Widespread use of automated external defibrillators throughout
Japan more than doubled the percentage of people who survived heart
attacks, researchers reported.
The finding reinforces the growing evidence that the devices, which
allow untrained people to deliver shocks to a stopped heart, can
save lives.
It "should encourage other countries or communities to promote
public-access defibrillation programs," the research team, led by
Dr Tetsuhisa Kitamura of the Kyoto University Health Service,
reported in the New England Journal of Medicine.
In July 2004, Japan made it legal for any of its 127 million
citizens to use an automated external defibrillator, or AED.
During the study, which looked at 300,000 heart attacks from
2005 to 2007, the number of defibrillators available to the public
rose from 9,906 to 88,265.
An electrical shock from a defibrillator can restore the heart's
normal rhythm and reverse cardiac arrest.
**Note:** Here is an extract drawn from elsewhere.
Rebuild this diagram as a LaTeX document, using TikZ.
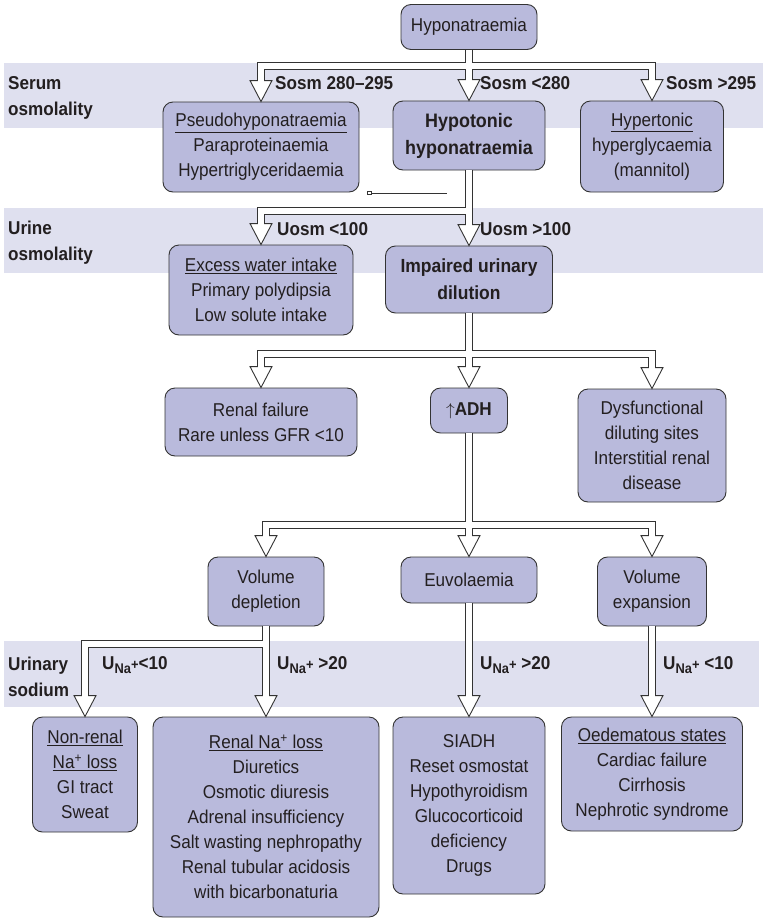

AEDs are a portable version of the devices that automatically
analyze the heart's rhythm and, if needed, instruct the user to
deliver a shock.
The researchers found that widespread availability of the
defibrillators cut the time it took to shock a stopped heart to 2.2
minutes from 3.7 minutes.
One month after a cardiac arrest, 31.6% of the patients were alive
with only minimal impairment if a public AED unit was used,
compared to 14.4% if one was not.
About four percent of the heart attack victims were lucky enough to
have a bystander respond and use an AED.
"We also found that increasing the number of public-access AEDs per
square kilometre of inhabited area was strongly associated with
shortening the time to the administration of a first shock and in
increasing the number of patients who survived with minimal
neurologic impairment after receiving a shock," the researchers
wrote.
The best place to put AEDs is a matter for debate.
Airports or casinos seem to be good locations and homes do not,
they said, citing other studies.
One quarter of the Japanese units are in schools, 19% are in
medical or nursing facilities, and 16% are in workplaces.
AEDs typically cost between $1,500 and $2,000.